The packaging and ejection process that occurs during ETosis can include DNA from the cell nucleus only or from both the nucleus and the mitochondria, the cell’s powerhouses. When Dr. Rodrigues and colleagues sequenced the ejected cell-free DNA, they found the vast majority was nuclear in origin, suggesting the neutrophils’ mitochondria were still intact and giving the cells enough time to finish their immune surveillance duties before expiring, a finding consistent with what’s known as “vital” ETosis.
The finding also suggested that mitochondrial DNA from neutrophils, which can readily activate dendritic cells and macrophages in a pro-inflammatory way, wasn’t doing so in this case.
“What we’re seeing is that exercise seems to be pushing this process toward just releasing nuclear DNA and not the mitochondrial DNA, and so it’s keeping those danger signals within the cells and not activating the immune system,” Dr. Rodrigues says. “It’s remarkable that [we have] evolved [so that exercise does] not over-activate the immune system or trigger things that would be bad for us.”
Instead, regular exercise may effectively hone the immune system’s ability to appropriately respond to pathogens.
As both groups of volunteers continued their exercise training, the study also found the release of anti-inflammatory IL-10 after exercise remained robust after weeks of exercising, while the release of pro-inflammatory IL-6 levels gradually weakened in a dose-dependent way.
“That suggests the anti-inflammatory signals are relatively stronger overall with continued exercise,” Dr. Rodrigues says. In particular, aerobic exercise, such as running, swimming and walking, is likely to have a bigger inflammation-dampening effect than resistance exercises like weightlifting.
Although all subjects in the study released cell-free DNA as they exercised vigorously, the levels varied enormously from person to person. Dr. Rodrigues says he’d love to probe any links between those levels and common genetic variants, with the suggestion that some people with autoimmune conditions might be better candidates than others for this kind of prescription exercise. “Their bodies might be more sensitive to some of these signals, whereas others might be less so,” he says.
Repeating the study in a larger group would be a good next step toward validating the results, Dr. Rodrigues adds. He’d also love to see more research aimed at identifying how exercise triggers the activation of neutrophils, macrophages and dendritic cells at the molecular level.

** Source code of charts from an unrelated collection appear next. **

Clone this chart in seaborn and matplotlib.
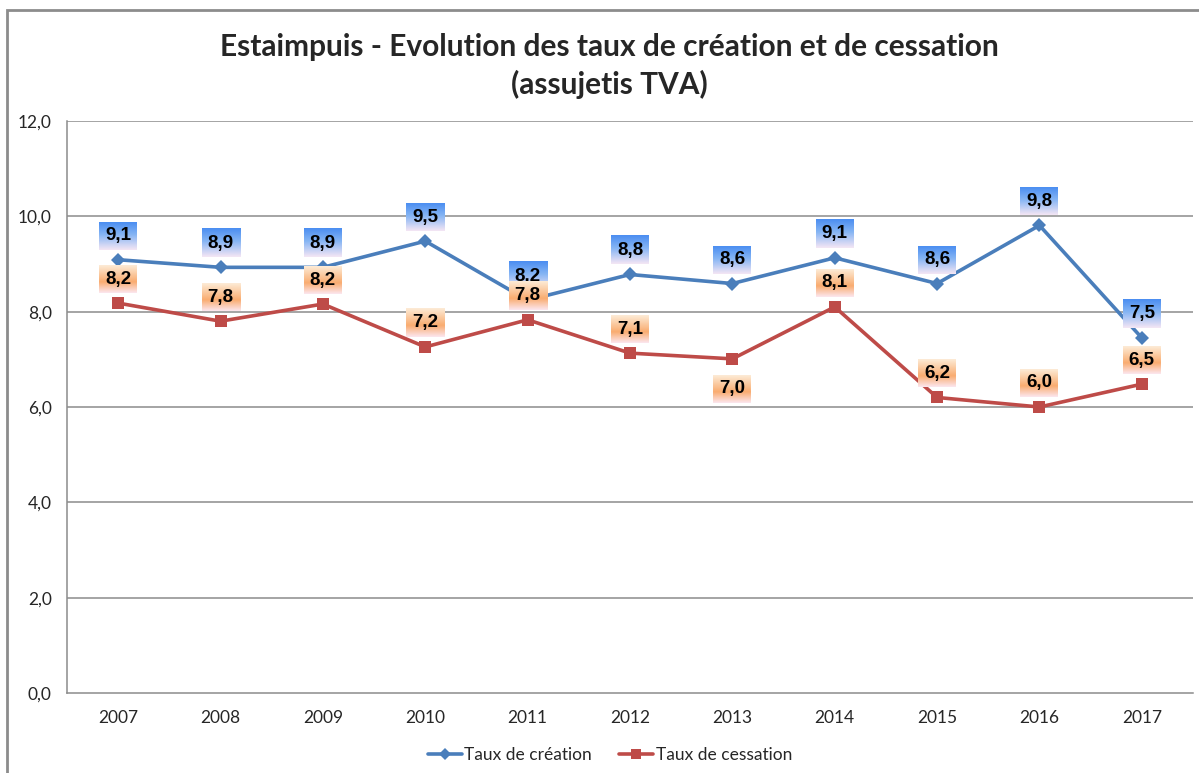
import numpy as np
import pandas as pd
import matplotlib
matplotlib.use("Agg")
import matplotlib.pyplot as plt
import seaborn as sns
from matplotlib.colors import LinearSegmentedColormap
from matplotlib.lines import Line2D
from matplotlib.patches import Rectangle

years = ["2007", "2008", "2009", "2010", "2011", "2012", "2013", "2014", "2015", "2016", "2017"]
creation = [9.09, 8.93, 8.93, 9.48, 8.24, 8.78, 8.59, 9.13, 8.59, 9.81, 7.45]
cessation = [8.18, 7.80, 8.16, 7.26, 7.83, 7.13, 7.01, 8.10, 6.20, 6.00, 6.48]
creation_labels = ["9,1", "8,9", "8,9", "9,5", "8,2", "8,8", "8,6", "9,1", "8,6", "9,8", "7,5"]
cessation_labels = ["8,2", "7,8", "8,2", "7,2", "7,8", "7,1", "7,0", "8,1", "6,2", "6,0", "6,5"]
cessation_label_side = ["above"] * 6 + ["below"] + ["above"] * 4
yticks = [0, 2, 4, 6, 8, 10, 12]
title = "Estaimpuis - Evolution des taux de création et de cessation\n(assujetis TVA)"
series_names = ["Taux de création", "Taux de cessation"]

sns.set_theme(style="white")
plt.rcParams["font.family"] = ["Liberation Sans", "DejaVu Sans"]

W, H = 1199, 773
fig = plt.figure(figsize=(W / 100, H / 100), dpi=100)
fig.patch.set_facecolor("white")
# outer chart border
fig.patches.append(Rectangle((7 / W, -0.5), 2.0, 1.5 - 10 / H, transform=fig.transFigure,
                             fill=False, edgecolor="#8c8c8c", linewidth=2.0))

left, right, bottom, top = 67, 1193, 693, 121
ax = fig.add_axes([left / W, 1 - bottom / H, (right - left) / W, (bottom - top) / H])

BLUE = "#4A7EBB"
RED = "#BE4B48"
x = np.arange(len(years))
df = pd.DataFrame({"x": np.concatenate([x, x]),
                   "val": creation + cessation,
                   "serie": [series_names[0]] * len(x) + [series_names[1]] * len(x)})

sns.lineplot(data=df[df.serie == series_names[0]], x="x", y="val", ax=ax, color=BLUE,
             linewidth=2.6, marker="D", markersize=7, markeredgewidth=0, zorder=3)
sns.lineplot(data=df[df.serie == series_names[1]], x="x", y="val", ax=ax, color=RED,
             linewidth=2.6, marker="s", markersize=8, markeredgewidth=0, zorder=3)

ax.set_xlim(-0.5, len(years) - 0.5)
ax.set_ylim(0, 12)
ax.set_yticks(yticks)
ax.set_yticklabels([f"{v:.1f}".replace(".", ",") for v in yticks], fontsize=12.5,
                   family=["Lato", "DejaVu Sans"])
ax.set_xticks(x)
ax.set_xticklabels(years, fontsize=12.5, family=["Lato", "DejaVu Sans"])
ax.set_xticks(np.arange(-0.5, len(years) + 0.5, 1), minor=True)
ax.tick_params(axis="x", which="major", length=0, pad=12)
ax.tick_params(axis="x", which="minor", length=5, width=1, color="#868686", direction="out")
ax.tick_params(axis="y", which="major", length=5, width=1, color="#868686", direction="out", pad=6)
ax.set_xlabel("")
ax.set_ylabel("")
ax.grid(False)
for v in yticks[1:]:
    ax.axhline(v, color="#8c8c8c", linewidth=1.1, zorder=1)
for s in ["top", "right"]:
    ax.spines[s].set_visible(False)
for s in ["left", "bottom"]:
    ax.spines[s].set_color("#8c8c8c")
    ax.spines[s].set_linewidth(1.1)
if ax.legend_:
    ax.legend_.remove()

blue_cmap = LinearSegmentedColormap.from_list(
    "b", [(0, "#4B8EF1"), (0.45, "#86B5F4"), (1, "#F4E6F4")])
orange_cmap = LinearSegmentedColormap.from_list(
    "o", [(0, "#FDEBD6"), (0.6, "#F9AC70"), (1, "#FCE6EE")])
grad = np.linspace(0, 1, 64).reshape(-1, 1)

bw, bh = 38, 28  # box size in pixels


def label(xi, yi, text, cmap, dy_px, z):
    cx, cy = ax.transData.transform((xi, yi))
    cy = cy + dy_px
    inv = ax.transData.inverted()
    x0, y0 = inv.transform((cx - bw / 2, cy - bh / 2))
    x1, y1 = inv.transform((cx + bw / 2, cy + bh / 2))
    ax.imshow(grad, cmap=cmap, extent=(x0, x1, y0, y1), aspect="auto",
              origin="upper", zorder=z, interpolation="bilinear")
    xc, yc = inv.transform((cx, cy))
    ax.text(xc, yc, text, ha="center", va="center", fontsize=13.5, fontweight="bold",
            color="black", zorder=z + 0.1)


for i in range(len(years)):
    label(x[i], creation[i], creation_labels[i], blue_cmap, 24, 5)
for i in range(len(years)):
    dy = 24 if cessation_label_side[i] == "above" else -30
    label(x[i], cessation[i], cessation_labels[i], orange_cmap, dy, 6)

ax.set_xlim(-0.5, len(years) - 0.5)
ax.set_ylim(0, 12)

fig.text(609 / W, 1 - 66 / H, title, ha="center", va="center", fontsize=21.5,
         fontweight="bold", family=["Lato", "DejaVu Sans"], linespacing=1.38)

handles = [Line2D([], [], color=BLUE, lw=2.6, marker="D", markersize=6.5, markeredgewidth=0),
           Line2D([], [], color=RED, lw=2.6, marker="s", markersize=7.5, markeredgewidth=0)]
fig.legend(handles, series_names, loc="center", bbox_to_anchor=(610 / W, 1 - 755 / H),
           ncol=2, frameon=False, handlelength=1.95, handletextpad=0.15,
           columnspacing=1.55, prop={"family": ["Lato", "DejaVu Sans"], "size": 12.5})

fig.savefig("out.png", dpi=100)
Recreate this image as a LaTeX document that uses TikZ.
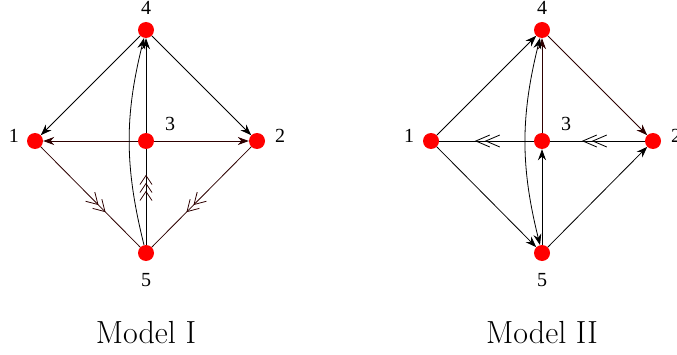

In the meantime, his results have significantly changed how he views exercise. “Every time I go up a flight of stairs, I’m always thinking about my macrophages and how they’re releasing less cell-free DNA over time, and how the overall process is helping make my body more anti-inflammatory and more fit, and reducing my risks for all sorts of diseases,” he says.
Bryn Nelson, PhD, is a medical journalist based in Seattle.
References
- Caggiano C, Celona B, Garton F, et al. Comprehensive cell type decomposition of circulating cell-free DNA with CelFiE. Nat Commun. 2021 May 11;12(1):2717.
- Rodrigues KB, Weng Z, Graham ZA, et al. Exercise intensity and training alter the innate immune cell type and chromosomal origins of circulating cell-free DNA in humans. Proc Natl Acad Sci U S A. 2025 Jan 21;122(3):e2406954122.